I don't really get your point. The amount of CO2 dissolved in the beer is directly proportional to pressure, headspace or not. You don't need the "spring" of the headspace air, as there is already the "spring" of the amount of gas that dissolves in the liquid. The type of bottle is irrelevant. If the bottle was filled with something CO2 could not dissolve in (I dunno, mercury maybe), sure, the bottle would go bang.
 
Through the hole at the top of the neck.
How do you fill yours?
 
dent said:
I don't really get your point. The amount of CO2 dissolved in the beer is directly proportional to pressure, headspace or not. You don't need the "spring" of the headspace air, as there is already the "spring" of the amount of gas that dissolves in the liquid. The type of bottle is irrelevant. If the bottle was filled with something CO2 could not dissolve in (I dunno, mercury maybe), sure, the bottle would go bang.
My point is quite simple.
Regardless of the co2 going into solution, once you bottle with more sugar creating the secondary ferment process there will be a build up of pressure due to the yeast eating sugar and creating gas. An example of this is easily witnessed by my reference to the plastic bottle expansion.
Sure, some (maybe most even) gets absorbed by the beer, I was always under the impression (from other brewers advice) that the headspace needs to be there to take up SOME of the pressure.
I completely agree that co2 will be absorbed by the beer, I just don't think all of it will. Unless the priming rate is not sufficient enough to generate much gas of course...
Happy to be proven wrong though
 
If you have 3 volumes of CO2 in a 750ml bottle, and a 50ml headspace ... then you have (3 x 0.8) 2400ml of CO2 in that bottle and 50ml of headspace.

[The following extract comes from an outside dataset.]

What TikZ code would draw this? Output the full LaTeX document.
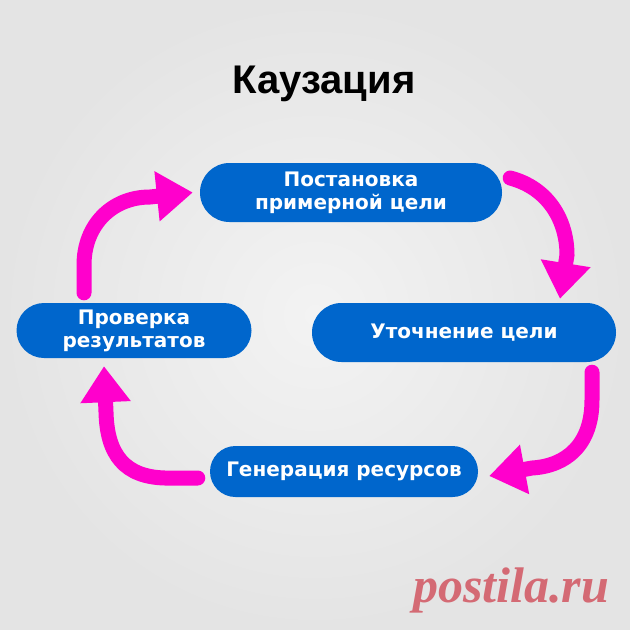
\documentclass[tikz,border=0pt]{standalone}
\usepackage{fontspec}
\setmainfont{DejaVu Sans}
\newfontfamily\titlefont{Liberation Sans}
\newfontfamily\markfont{Liberation Serif}
\usetikzlibrary{arrows.meta,shapes.misc}
\definecolor{stageblue}{RGB}{0,102,204}
\definecolor{cyclepink}{RGB}{255,0,204}
\definecolor{paperlight}{RGB}{243,243,243}
\definecolor{paperdark}{RGB}{228,228,228}
\definecolor{markred}{RGB}{212,106,116}

\begin{document}
\begin{tikzpicture}[x=1pt, y=-1pt,
  stage/.style={rounded rectangle, fill=stageblue, text=white, align=center, inner sep=0pt,
    font=\bfseries\fontsize{20}{23}\selectfont},
  loopline/.style={draw=cyclepink, line width=15pt, line cap=round,
    -{Triangle[length=36pt, width=48pt]}}]
  \useasboundingbox (0,0) rectangle (630,630);
  \shade[inner color=paperlight, outer color=paperdark] (0,0) rectangle (630,630);

  \node[anchor=base, inner sep=0pt] (title) at (324,93) {\titlefont\bfseries\fontsize{40}{40}\selectfont Каузация};

  \node[stage, minimum width=302pt, minimum height=59pt] (goal) at (351,192.5) {Постановка\\примерной цели};
  \node[stage, minimum width=304pt, minimum height=59pt] (refine) at (464,332.5) {Уточнение цели};
  \node[stage, minimum width=268pt, minimum height=51pt] (resources) at (344,471.5) {Генерация ресурсов};
  \node[stage, minimum width=235pt, minimum height=55pt] (check) at (134,330.5) {Проверка\\результатов};

  \draw[loopline] ([xshift=-50pt, yshift=10pt]check.north) -- (84,265)
    .. controls (84,225) and (112,197) .. (150,197) -- ([xshift=-7pt]goal.west);
  \draw[loopline] ([xshift=8pt, yshift=14.5pt]goal.east)
    .. controls (548,188) and (567,220) .. (567,255) -- ([xshift=96pt, yshift=4pt]refine.north);
  \draw[loopline] ([xshift=128pt, yshift=-10pt]refine.south) -- (592,400)
    .. controls (592,445) and (566,466) .. (532,468) -- ([xshift=11pt, yshift=-4.5pt]resources.east);
  \draw[loopline] ([xshift=-12pt, yshift=-6.5pt]resources.west) -- (165,478)
    .. controls (125,477) and (107,455) .. (106,412) -- ([xshift=-30pt, yshift=-8pt]check.south);

  \node[anchor=base west, inner sep=0pt, text=markred] (mark) at (413,602) {\markfont\bfseries\itshape\fontsize{50}{50}\selectfont postila.ru};
\end{tikzpicture}
\end{document}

If you have 3 volumes of CO2 in a 750ml bottle, and no headspace ... then you have 2400ml of CO2 in that bottle and no headspace, and the beer will foam down the sides when you open it.

Which is why they leave some headspace, because no one likes beer foaming all over their counter.
 
That seems like a pointless calculation. I'd agree that you'd probably make a mess with your bottle of hefe at three volumes.

Regardless there is no way that no headspace is going to result in a bottle bomb.
 
dent said:
That seems like a pointless calculation. I'd agree that you'd probably make a mess with your bottle of hefe at three volumes.

Regardless there is no way that no headspace is going to result in a bottle bomb.
It's not pointless. It conveys perfectly that there is no point worrying about having no headspace in a bottle.